Cette année, l'histoire est à l'honneur au Salon du livre avec deux tables rondes sur ce thème. Le XXe siècle sera revu sous la loupe du romancier par Michel Folco, Annie Cloutier et Perrine Leblanc, alors que la fiabilité des historiens à l'heure de l'internet fera l'objet d'une discussion organisée par le Regroupement des éditeurs canadiens-français.

«La fiction peut combler les trous de l'histoire», affirme l'essayiste et romancier Laurent Laplante, qui animera la table ronde sur le XXe siècle. «Pourvu que les faits qui se sont réellement passés soient respectés, les romanciers peuvent imaginer ce qu'ils veulent pour remplir ce que l'on ignore.»

Michel Folco répond ainsi à une question souvent posée, selon M. Laplante: la Seconde Guerre mondiale ou, à tout le moins, l'holocauste auraient-ils été évités si Adolf Hitler avait été admis à l'école des beaux-arts? Annie Cloutier, elle, mélange la chute du mur de Berlin et celle des tours jumelles le 11 septembre 2001. Alors que la Montréalaise Perrine Leblanc imagine la vie d'un homme, depuis sa naissance dans les camps de travail soviétiques jusqu'à la fin de l'URSS.

Mélanger fiction et histoire n'est toutefois pas sans risques. «Le problème avec une réflexion comme celle de Folco, c'est qu'on peut en arriver à comprendre Hitler et à lui pardonner. Ça peut devenir vicieux», avance Laurent Laplante.

Voilà quelques années, John le Carré a senti la soupe chaude peu avant la publication de son livre The Constant Gardener, lequel décrivait les manigances meurtrières d'une société pharmaceutique ayant fait des essais cliniques non éthiques en Afrique et des diplomates britanniques la protégeant. Son livre faisait écho à un cas célèbre, survenu au Nigeria, qui n'impliquait cependant ni meurtre ni complicité diplomatique. Il s'agissait de manquements à l'éthique beaucoup moins graves que ceux que raconte The Constant Gardener. À la fin du livre, le Carré a consacré plusieurs pages à un message personnel dans lequel il insiste sur le fait que son livre est pure fiction.

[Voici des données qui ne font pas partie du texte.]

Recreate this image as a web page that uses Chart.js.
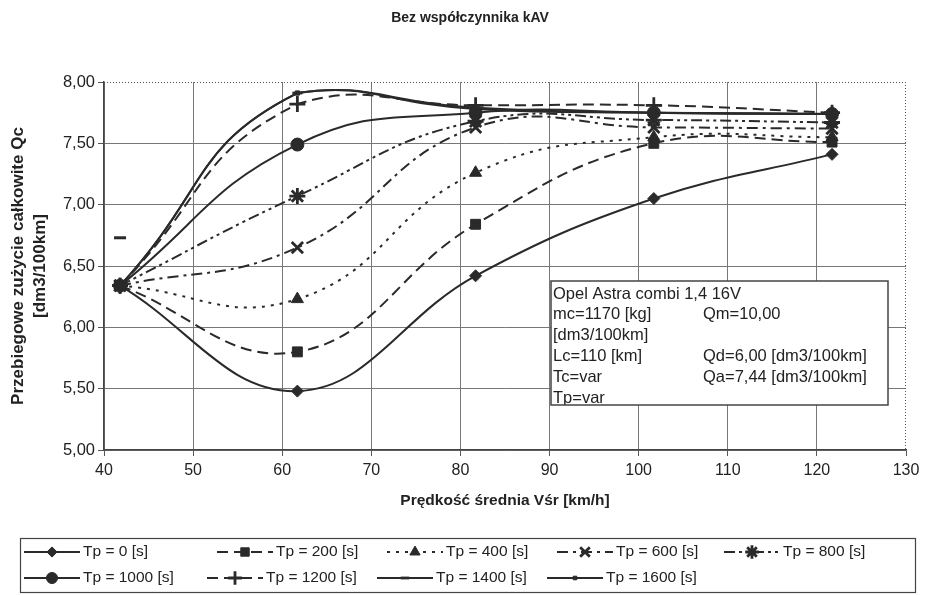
<!DOCTYPE html>
<html>
<head>
<meta charset="utf-8">
<script src="https://cdn.jsdelivr.net/npm/chart.js@4/dist/chart.umd.min.js"></script>
<style>
  body { margin: 0; background: #fff; }
  #wrap { width: 936px; height: 595px; }
</style>
</head>
<body>
<div id="wrap"><canvas id="qcChart" width="936" height="595"></canvas></div>
<script>
// predkosc srednia [km/h]
const speeds = [41.8, 61.7, 81.7, 101.7, 121.7];

const tp0 = [6.34, 5.48, 6.42, 7.05, 7.41];
const tp200 = [6.34, 5.80, 6.84, 7.50, 7.51];
const tp400 = [6.34, 6.23, 7.26, 7.55, 7.55];
const tp600 = [6.34, 6.65, 7.63, 7.63, 7.62];
const tp800 = [6.34, 7.07, 7.68, 7.69, 7.67];
const tp1000 = [6.34, 7.49, 7.75, 7.75, 7.74];
const tp1200 = [6.34, 7.82, 7.81, 7.81, 7.75];
const tp1400 = [6.34, 7.91, 7.79, 7.75, 7.74];
const tp1600 = [6.34, 7.91, 7.78, 7.75, 7.74];

// pojedynczy znacznik przy 42 km/h
const strayPoint = [{ x: 41.8, y: 6.73 }];

const yTicks = [5.0, 5.5, 6.0, 6.5, 7.0, 7.5, 8.0];

const infoLines = [
    ['Opel Astra combi 1,4 16V', ''],
    ['mc=1170 [kg]', 'Qm=10,00'],
    ['[dm3/100km]', ''],
    ['Lc=110 [km]', 'Qd=6,00 [dm3/100km]'],
    ['Tc=var', 'Qa=7,44 [dm3/100km]'],
    ['Tp=var', '']
];

const ink = '#2a2a2a';
const font = '"Liberation Sans", Arial, sans-serif';

function pts(values) {
    return values.map((v, i) => ({ x: speeds[i], y: v }));
}

const series = [
    { label: 'Tp = 0 [s]', data: tp0, dash: [], style: 'rectRot', r: 6, t: 0.4 },
    { label: 'Tp = 200 [s]', data: tp200, dash: [11, 6], style: 'rect', r: 7, t: 0.42 },
    { label: 'Tp = 400 [s]', data: tp400, dash: [3, 6], style: 'triangle', r: 7, t: 0.45 },
    { label: 'Tp = 600 [s]', data: tp600, dash: [11, 5, 3, 5], style: 'crossRot', r: 8, t: 0.45 },
    { label: 'Tp = 800 [s]', data: tp800, dash: [11, 4, 3, 4, 3, 4], style: 'star', r: 8, t: 0.45 },
    { label: 'Tp = 1000 [s]', data: tp1000, dash: [], style: 'circle', r: 6.5, t: 0.45 },
    { label: 'Tp = 1200 [s]', data: tp1200, dash: [11, 6], style: 'cross', r: 8, t: 0.5 },
    { label: 'Tp = 1400 [s]', data: tp1400, dash: [], style: 'line', r: 5, t: 0.5 },
    { label: 'Tp = 1600 [s]', data: tp1600, dash: [], style: 'rect', r: 3, t: 0.5 }
];

const thinMarks = ['crossRot', 'star', 'cross', 'line'];

const datasets = series.map(s => ({
    label: s.label,
    data: pts(s.data),
    borderColor: ink,
    backgroundColor: ink,
    borderWidth: 2,
    borderDash: s.dash,
    pointStyle: s.style,
    pointRadius: s.r,
    pointBorderWidth: thinMarks.includes(s.style) ? 2.8 : 1,
    tension: s.t,
    fill: false
}));

datasets.push({
    label: '',
    data: strayPoint,
    showLine: false,
    borderColor: ink,
    backgroundColor: ink,
    pointStyle: 'line',
    pointRadius: 6,
    pointBorderWidth: 3
});

// tytul, ramka kropkowana u gory i z prawej
const frame = {
    id: 'frame',
    beforeDatasetsDraw(chart) {
        const a = chart.chartArea, ctx = chart.ctx;
        ctx.save();
        ctx.strokeStyle = '#555';
        ctx.lineWidth = 1;
        ctx.setLineDash([1, 2]);
        ctx.beginPath();
        ctx.moveTo(a.left, a.top + 0.5);
        ctx.lineTo(a.right, a.top + 0.5);
        ctx.moveTo(a.right - 0.5, a.top);
        ctx.lineTo(a.right - 0.5, a.bottom);
        ctx.stroke();
        ctx.restore();
    },
    afterDraw(chart) {
        const ctx = chart.ctx;
        ctx.save();
        ctx.fillStyle = '#222';
        ctx.font = 'bold 14px ' + font;
        ctx.textAlign = 'center';
        ctx.textBaseline = 'middle';
        ctx.fillText('Bez współczynnika kAV', 470, 18);
        ctx.restore();
    }
};

const infoBox = {
    id: 'infoBox',
    afterDatasetsDraw(chart) {
        const ctx = chart.ctx;
        const x = 551, y = 281, w = 337, h = 124;
        ctx.save();
        ctx.fillStyle = '#fff';
        ctx.fillRect(x, y, w, h);
        ctx.beginPath();
        ctx.rect(x, y, w, h);
        ctx.clip();
        ctx.fillStyle = '#222';
        ctx.font = '16.5px ' + font;
        ctx.textBaseline = 'middle';
        infoLines.forEach((ln, i) => {
            const ty = y + 13 + i * 20.8;
            ctx.fillText(ln[0], x + 2, ty);
            if (ln[1]) ctx.fillText(ln[1], x + 152, ty);
        });
        ctx.restore();
        ctx.save();
        ctx.strokeStyle = '#444';
        ctx.lineWidth = 1.5;
        ctx.strokeRect(x, y, w, h);
        ctx.restore();
    }
};

const legendBox = {
    id: 'legendBox',
    afterDraw(chart) {
        const ctx = chart.ctx;
        const cols = [[24, 217, 387, 557, 724], [24, 207, 377, 547]];
        const rows = [552, 578];
        ctx.save();
        ctx.strokeStyle = '#444';
        ctx.lineWidth = 1.2;
        ctx.strokeRect(20.5, 538.5, 895, 54);
        ctx.font = '15.5px ' + font;
        ctx.textBaseline = 'middle';
        series.forEach((s, i) => {
            const row = i < 5 ? 0 : 1;
            const x0 = cols[row][row === 0 ? i : i - 5];
            const y0 = rows[row];
            const len = 56;
            ctx.strokeStyle = ink;
            ctx.fillStyle = ink;
            ctx.lineWidth = 2;
            ctx.setLineDash(s.dash);
            ctx.beginPath();
            ctx.moveTo(x0, y0);
            ctx.lineTo(x0 + len, y0);
            ctx.stroke();
            ctx.setLineDash([]);
            const bw = datasets[i].pointBorderWidth;
            ctx.lineWidth = bw;
            Chart.helpers.drawPoint(ctx, { pointStyle: s.style, radius: s.r * 0.85, rotation: 0, borderWidth: bw }, x0 + len / 2, y0);
            ctx.fillStyle = '#222';
            ctx.fillText(s.label, x0 + len + 3, y0);
        });
        ctx.restore();
    }
};

const ctx = document.getElementById('qcChart').getContext('2d');
const qcChart = new Chart(ctx, {
    type: 'line',
    data: { datasets: datasets },
    plugins: [frame, infoBox, legendBox],
    options: {
        responsive: false,
        animation: false,
        layout: { padding: { left: 0, right: 30, top: 82, bottom: 85 } },
        plugins: {
            legend: { display: false },
            tooltip: { enabled: false },
            title: { display: false }
        },
        scales: {
            x: {
                type: 'linear',
                min: 40,
                max: 130,
                afterFit: s => { s.height = 60; },
                ticks: {
                    stepSize: 10,
                    color: '#222',
                    padding: 5,
                    font: { family: font, size: 16 }
                },
                grid: {
                    color: c => c.tick && c.tick.value === 130 ? 'rgba(0,0,0,0)' : '#777',
                    tickLength: 6,
                    tickColor: '#555'
                },
                border: { color: '#444', width: 1.5 },
                title: {
                    display: true,
                    text: 'Prędkość średnia Vśr [km/h]',
                    color: '#222',
                    padding: { top: 0, bottom: 0 },
                    font: { family: font, size: 15.5, weight: 'bold' }
                }
            },
            y: {
                min: 5,
                max: 8,
                afterFit: s => { s.width = 104; },
                afterBuildTicks: s => { s.ticks = yTicks.map(v => ({ value: v })); },
                ticks: {
                    color: '#222',
                    padding: 3,
                    font: { family: font, size: 16.5 },
                    callback: v => v.toFixed(2).replace('.', ',')
                },
                grid: {
                    color: c => c.tick && c.tick.value === 8 ? 'rgba(0,0,0,0)' : '#777',
                    tickLength: 6,
                    tickColor: '#555'
                },
                border: { color: '#444', width: 1.5 },
                title: {
                    display: true,
                    text: ['Przebiegowe zużycie całkowite Qc', '[dm3/100km]'],
                    color: '#222',
                    padding: { top: 7, bottom: 0 },
                    font: { family: font, size: 17, weight: 'bold', lineHeight: 1.3 }
                }
            }
        }
    }
});
</script>
</body>
</html>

«Je trouve que ces pages sont malheureuses, dit M. Laplante. Ce qui donnait au livre sa force, c'était que la thèse était plausible. Prenez Jean-Jacques Pelletier. Quand il parle d'un cartel du diamant organisé par l'État d'Israël, on se demande si un journaliste d'enquête arriverait à la même conclusion. C'est plausible.»

Y a-t-il une limite que la fiction ne doit pas franchir dans sa manipulation de l'histoire? «Pourvu que les faits soient respectés, tout est possible selon moi, dit M. Laplante. D'ailleurs, je trouve malheureux que des politiciens se soient arrogé le droit de dire ce qui est vrai ou non dans l'histoire. En France, il est interdit de nier l'holocauste ou le génocide arménien. Je ne suis pas négationniste, mais l'histoire devrait être réservée aux historiens.»

Si le Protocole des sages de Sion (faux document juif diffusé par les autorités russes au XIXe siècle) avait été publié sous forme de roman, serait-il acceptable? «Ce qui est inacceptable, c'est que c'est un livre publié à des fins politiques et présenté comme un document authentique. S'il s'était agi d'une oeuvre littéraire, les risques que pose le Protocole des sages de Sion auraient été moins considérables. On peut comparer cela au cas de Lolita de Nabokov: aurait-il fallu l'interdire parce qu'il décrivait un cas de pédophilie?»